Là c’est imprimé, commercialisé et disponible sur leur site et dans certains points de vente. Ils ont inventé les règles du jeu avec les cartes position et là la position reste la position, il y a moins d’interprétation possible mais il y a aussi des cartes un peu plus suggestives comme une carte audio érotique et là j’étais dans une interprétation avec une certaine marge de manoeuvre tout en devant m’inscrire dans leur image. Respecter aussi des proportions réalistes, avoir des personnes expressives alors que j’ai plus l’habitude de styliser mes personnages, de les rendre graphiques. Je suis tendue vers leur univers, comme dans un travail de commande. Mais le projet est super chouette.
Des envies pour la suite ? Comment tu projette la fête sauvage dans quelques années ?
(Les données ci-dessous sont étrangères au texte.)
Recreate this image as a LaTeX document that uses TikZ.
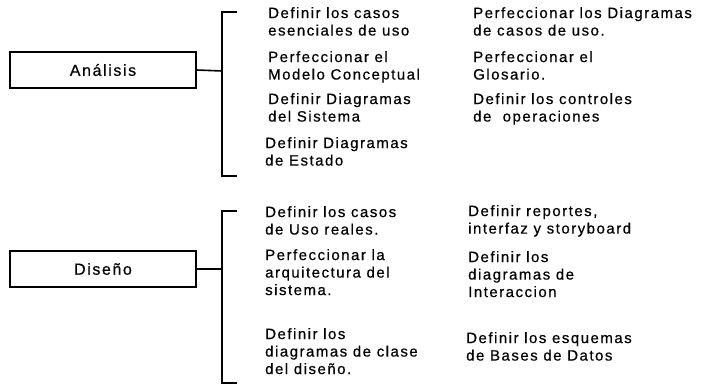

J’aimerais beaucoup dériver sur des compositions plus monumentales et figuratives. J’ai un peu dans l’idée de m’éloigner de l’illustration pour tendre vers une démarche plus artistique mais pour l’instant, je suis encore limitée en termes d’espace et de matériel et ça devient complexe quand on souhaite créer de grands formats et expérimenter davantage. J’adorerais avoir un atelier pour pouvoir accueillir tout ça ! Je voudrais trop tester le relief et l’embossage et je sais que ça nécessite une presse, avec ma dernière lino je galérais trop et j’ai testé dans l’atelier de céramique, il y a une crouteuse avec un gros rouleau où on peut carrément faire du A2 là-dessus. J’ai testé mais ça n’a pas marché, mais plus à cause de l’encre finalement. Dans les autres projets, j’aimerais aussi beaucoup représenter le baiser d’Oum Kalthoum, c’est une cantatrice. Les foules sont hystériques pendant ses concerts, les gens sont en transe. Elle est très connue et elle a toujours ce foulard à la main qui reste une énigme. Une fois, une fan l’a embrassée sur la bouche. J’aimerais faire ce baiser avec le foulard en relief, c’est une vraie envie et cette femme est très inspirante.